The dispute has also drawn attention to the conduct of political rivals outside and inside City Hall. In his response, Fu accused Beck, Councilmember Sharon Kwan and former Mayor April Verlato of using the Wang controversy to make what he described as false or misleading allegations against current city leaders, the city manager and the city attorney.

 

Those claims reflect a deeper fracture in Arcadia politics. Several current and former officials have been locked in months of public tension over council leadership, investigations, censure disputes, and competing narratives about transparency and governance. Wang’s resignation appears to have given those divisions a new and more volatile platform.

 

The controversy also raises questions about whether pressure tactics have become part of Arcadia’s political environment.
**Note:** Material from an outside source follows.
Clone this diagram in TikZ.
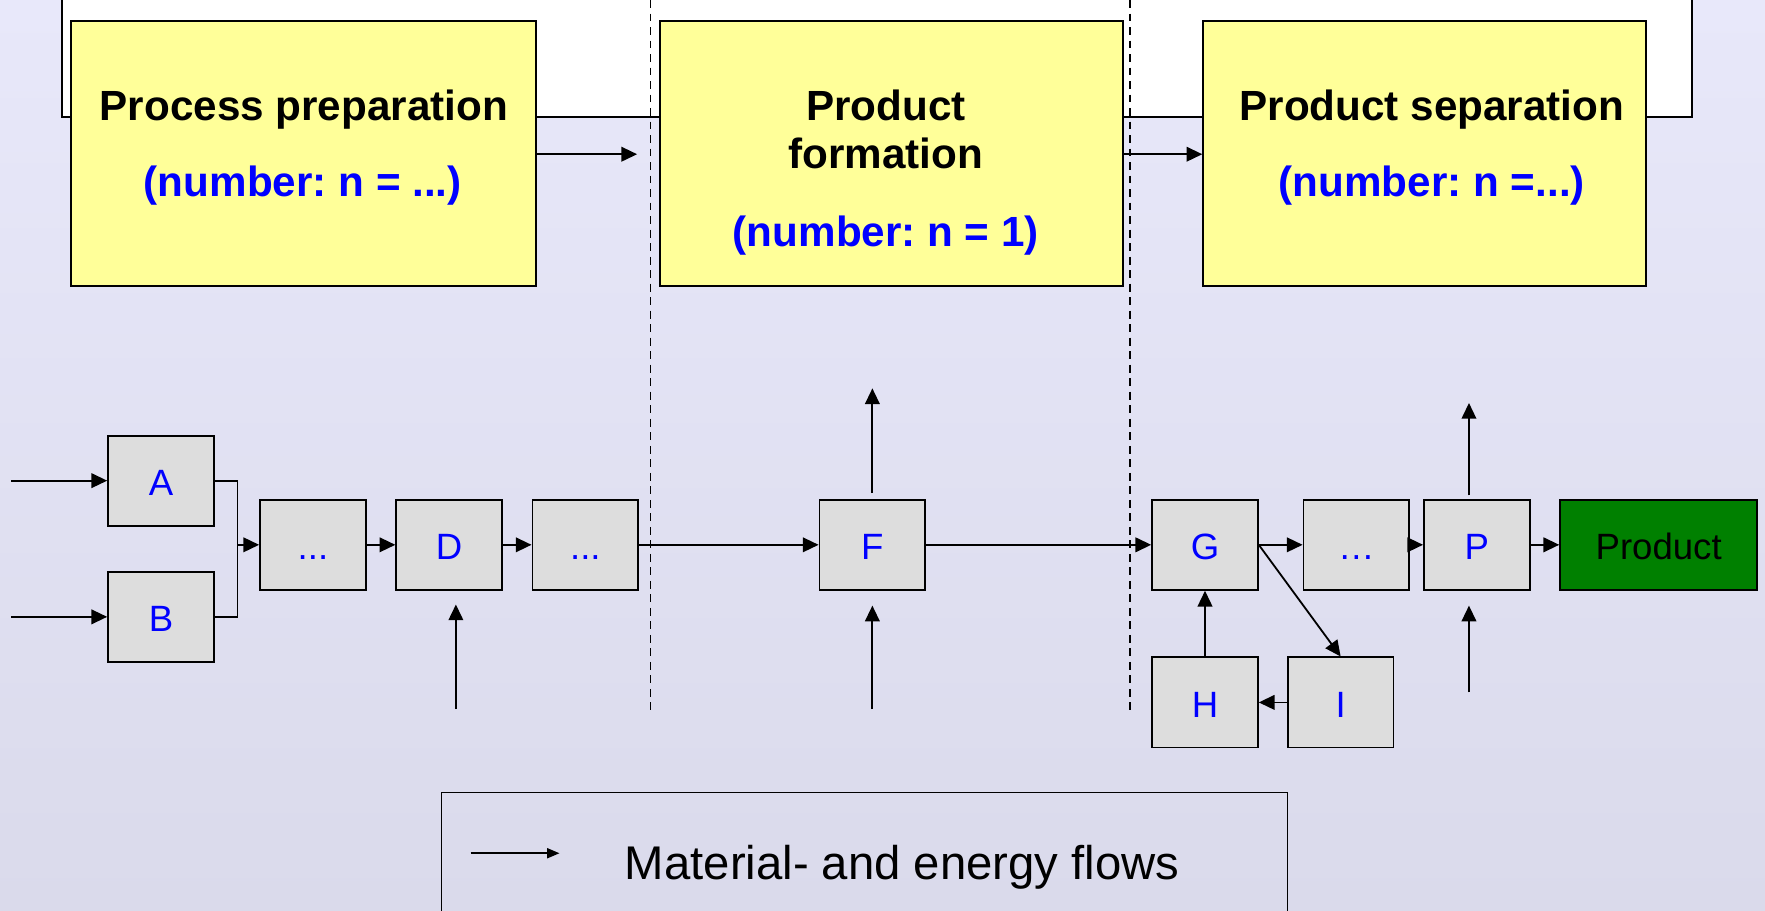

Some current city officials have privately alleged that former political figures have threatened negative media exposure if councilmembers did not vote a certain way. Such claims, if substantiated, would suggest that the current conflict is not only about Wang’s resignation, but about who gets to shape the city’s political direction.

 

For residents, the core issue is not whether Wang’s case deserves scrutiny. It does. The more difficult question is whether that scrutiny is being applied fairly, or whether it is being used to damage current Asian American councilmembers through guilt by association.

 

Fu’s response suggests that he believes the latter is occurring. He wrote that no reasonable person should conclude that one person’s alleged actions make all Asian American officials dishonest or disloyal, calling that logic “racism, pure and simple.”

 

At the same time, Fu emphasized that Arcadia’s government must reassure residents that city operations remain stable and that no city decisions were influenced by outside forces. He acknowledged that the case has damaged public confidence and said city leaders must work to demonstrate that Arcadia remains safe, sound and loyal to the public interest.

 

That message is likely to become central as the city moves forward.

 

Arcadia’s current councilmembers now face a dual challenge: responding to legitimate public concern over Wang’s resignation while also resisting efforts to turn the case into a broader indictment of Asian American leadership.

 

The distinction may determine whether Arcadia emerges from the controversy with stronger civic trust or becomes further divided by race, politics and personal rivalries.

 

For now, the Wang case remains a serious legal and political matter. But the aftermath has exposed something equally significant: a struggle over whether Arcadia’s future will be shaped by facts and lawful governance, or by election-year narratives that risk turning one official’s downfall into a weapon against an entire group of public servants.